Saturday, August 01, 2015

White racism and diversity

The story by Dante Chinni from Meet the Press is from three weeks ago, The Two Big Factors That Determine Where Hate Groups Thrive 07/07/2015:

... data from the Southern Poverty Law Center suggests the nation's racial and ethnic hate groups are heavily concentrated in areas with two key factors: lower incomes and greater diversity.

Analyzing the SPLC hate group list with the demographic county types identified by the American Communities Project reveals counties that hold those common traits are the most likely to be home to those extremist groups.

The places with the highest number of SPLC hate groups per person in the American Communities Project are the counties called Evangelical Hubs, with 208,000 people per hate group, and the African American South, with 223,000 per hate group. ...

Those county types are scattered throughout the Deep South as well as Bible Belt states such as Tennessee, Kentucky, Arkansas, Oklahoma and Missouri. ...

But they are also noteworthy for having fairly large black populations — 9 percent for the Evangelical Hubs and 40 percent in the African American South — and for having low median household incomes, both below $40,000 a year. (When you look at the population diversity of the average U.S. county, 9 percent black is on the higher end.) [my emphasis]
Several things strike me about the facts in this report. It suggests that familiarity with racial diversity in itself doesn't alone reduce white racism. And most "hate groups" are heavily influenced by white racism, with many of them having that as a major or main focus. Rightwing radicalism in the US is intimately connected with white racism, with exceptions like the New Black Panther Party being few and far between.

This is one of those stories where readers need to remember that correlation does not equal causation, and the relation between the two are complex. A "pure" mathematical measure of causation is impossible, though surveys like this are obviously important and helpful.

What concerns me is that the framing of this article could easily be taken to suggest that the greater diversity in those areas "throughout the Deep South as well as Bible Belt states such as Tennessee, Kentucky, Arkansas, Oklahoma and Missouri" causes the white racism that constitutes should a large role in the attraction of white people to hate groups. Lots of white people in those areas will be glad to explain to you that their white racist attitudes are the result of their really knowing black people from their close association with them.

The reality is that with the exception of Oklahoma, all the states among "the Deep South as well as Bible Belt states such as Tennessee, Kentucky, Arkansas, Oklahoma and Missouri" are former slave states.
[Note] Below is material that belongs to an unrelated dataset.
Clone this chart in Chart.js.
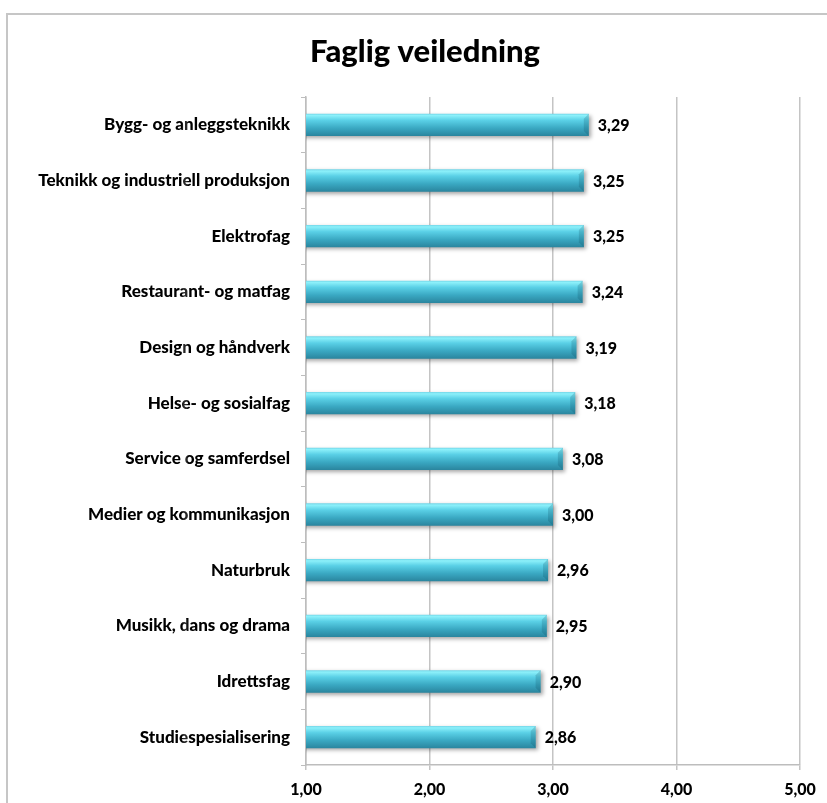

White people in those states will also be quick to remind people that Yankee states have racist white people, too. And yet here again we see where the real stronghold of white racism in America continues to be. White supremacy was and is deliberately cultivated and communicated across generations, from slavery to Reconstruction to segregation, to the civil rights era to now, the period Chauncey DeVega calls post-civil-rights America.

It's not diversity that generates white supremacist thinking. It's the way white supremacists interpret the experience of living with diversity that nurtures and perpetuates white racism.